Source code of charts
+===+
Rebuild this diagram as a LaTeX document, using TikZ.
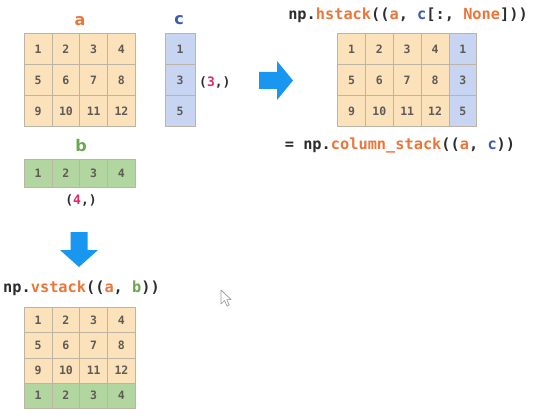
\documentclass[tikz,border=0pt]{standalone}
\usepackage{fontspec}
\setmainfont{DejaVu Sans}
\newfontfamily\codefont{DejaVu Sans Mono}
\newfontfamily\cellfont{DejaVu Sans Mono}
\definecolor{afill}{RGB}{252,226,186}
\definecolor{cfill}{RGB}{200,213,242}
\definecolor{bfill}{RGB}{178,214,160}
\definecolor{gridline}{RGB}{190,180,165}
\definecolor{numcol}{RGB}{95,90,85}
\definecolor{orng}{RGB}{234,118,58}
\definecolor{blu}{RGB}{62,92,170}
\definecolor{grn}{RGB}{106,168,80}
\definecolor{mag}{RGB}{226,40,110}
\definecolor{arrowblue}{RGB}{24,150,240}
\definecolor{codedark}{RGB}{45,45,45}
\begin{document}
\begin{tikzpicture}[x=1pt,y=-1pt,
  cell/.style={draw=gridline, line width=0.8pt, rectangle, inner sep=0pt,
    font=\cellfont\bfseries\fontsize{11.5}{12}\selectfont, text=numcol},
  acell/.style={cell, fill=afill},
  ccell/.style={cell, fill=cfill},
  bcell/.style={cell, fill=bfill},
  lbl/.style={font=\bfseries\fontsize{16}{17}\selectfont},
  code/.style={font=\codefont\bfseries\fontsize{15.3}{16}\selectfont, text=codedark, inner sep=0pt},
  shapetxt/.style={font=\codefont\bfseries\fontsize{13}{14}\selectfont, text=codedark, inner sep=0pt},
  bigarrow/.style={fill=arrowblue, draw=none}]
\fill[white] (0,0) rectangle (536,420);
\useasboundingbox (0,0) rectangle (536,420);

% matrix a
\foreach \r in {1,2,3} {
  \foreach \c in {1,2,3,4} {
    \pgfmathtruncatemacro{\v}{(\r-1)*4+\c}
    \node[acell, minimum width=27.75pt, minimum height=31.1pt]
      (a\r\c) at ({24.3+27.75*(\c-0.5)},{33.3+31.1*(\r-0.5)}) {\v};
  }
}
\node[lbl, text=orng] (alab) at (80,21) {a};

% vector c
\foreach \r/\v in {1/1,2/3,3/5} {
  \node[ccell, minimum width=30pt, minimum height=31.1pt]
    (c\r) at (180,{33.3+31.1*(\r-0.5)}) {\v};
}
\node[lbl, text=blu] (clab) at (179,20) {c};
\node[shapetxt, anchor=west] (cshape) at (199,82) {(\textcolor{mag}{3},)};

% vector b
\foreach \c in {1,2,3,4} {
  \node[bcell, minimum width=27.75pt, minimum height=28.4pt]
    (b\c) at ({24.3+27.75*(\c-0.5)},173.5) {\c};
}
\node[lbl, text=grn] (blab) at (81,146) {b};
\node[shapetxt] (bshape) at (81,200) {(\textcolor{mag}{4},)};

% right arrow
\path[bigarrow] (259,72) -- (277,72) -- (277,61) -- (293,80.5) -- (277,100) -- (277,89) -- (259,89) -- cycle;

% hstack result
\node[code] (hcode) at (408,15) {np.\textcolor{orng}{hstack}((\textcolor{orng}{a}, \textcolor{blu}{c}[:, \textcolor{orng}{None}]))};
\foreach \r in {1,2,3} {
  \foreach \c in {1,2,3,4} {
    \pgfmathtruncatemacro{\v}{(\r-1)*4+\c}
    \node[acell, minimum width=27.8pt, minimum height=31.1pt]
      (h\r\c) at ({337.7+27.8*(\c-0.5)},{33.3+31.1*(\r-0.5)}) {\v};
  }
}
\foreach \r/\v in {1/1,2/3,3/5} {
  \node[ccell, minimum width=27.8pt, minimum height=31.1pt]
    (h\r5) at ({337.7+27.8*4.5},{33.3+31.1*(\r-0.5)}) {\v};
}
\node[code] (ccode) at (400,145) {= np.\textcolor{orng}{column\_stack}((\textcolor{orng}{a}, \textcolor{blu}{c}))};

% down arrow
\path[bigarrow] (70.5,232) -- (87.5,232) -- (87.5,250) -- (98,250) -- (79,267) -- (60,250) -- (70.5,250) -- cycle;

% vstack result
\node[code, anchor=west] (vcode) at (3,288) {np.\textcolor{orng}{vstack}((\textcolor{orng}{a}, \textcolor{grn}{b}))};
\foreach \r in {1,2,3} {
  \foreach \c in {1,2,3,4} {
    \pgfmathtruncatemacro{\v}{(\r-1)*4+\c}
    \node[acell, minimum width=27.75pt, minimum height=25.1pt]
      (v\r\c) at ({24.3+27.75*(\c-0.5)},{307.7+25.1*(\r-0.5)}) {\v};
  }
}
\foreach \c in {1,2,3,4} {
  \node[bcell, minimum width=27.75pt, minimum height=25.1pt]
    (v4\c) at ({24.3+27.75*(\c-0.5)},{307.7+25.1*3.5}) {\c};
}

% mouse cursor
\path[fill=white, draw=gray!80, line width=0.7pt, line join=round]
  (221,290) -- (221,304) -- (224.5,300.5) -- (227,306) -- (229.2,305) -- (226.8,299.6) -- (231,299.6) -- cycle;
\end{tikzpicture}
\end{document}
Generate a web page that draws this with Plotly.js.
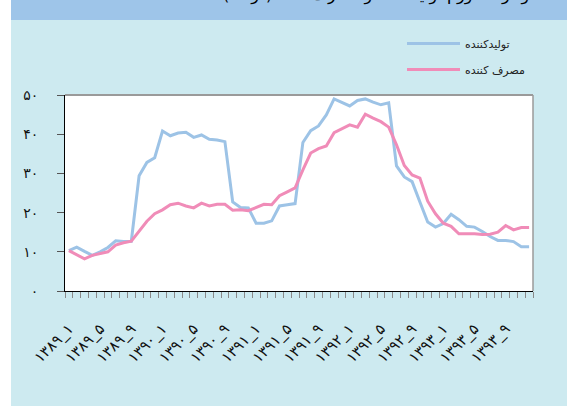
+===+
TASK BRIEF: Search the records for the word "this". Copy every line that has it.

EXERCISE RESPONSE:
Rebuild this diagram as a LaTeX document, using TikZ.
Generate a web page that draws this with Plotly.js.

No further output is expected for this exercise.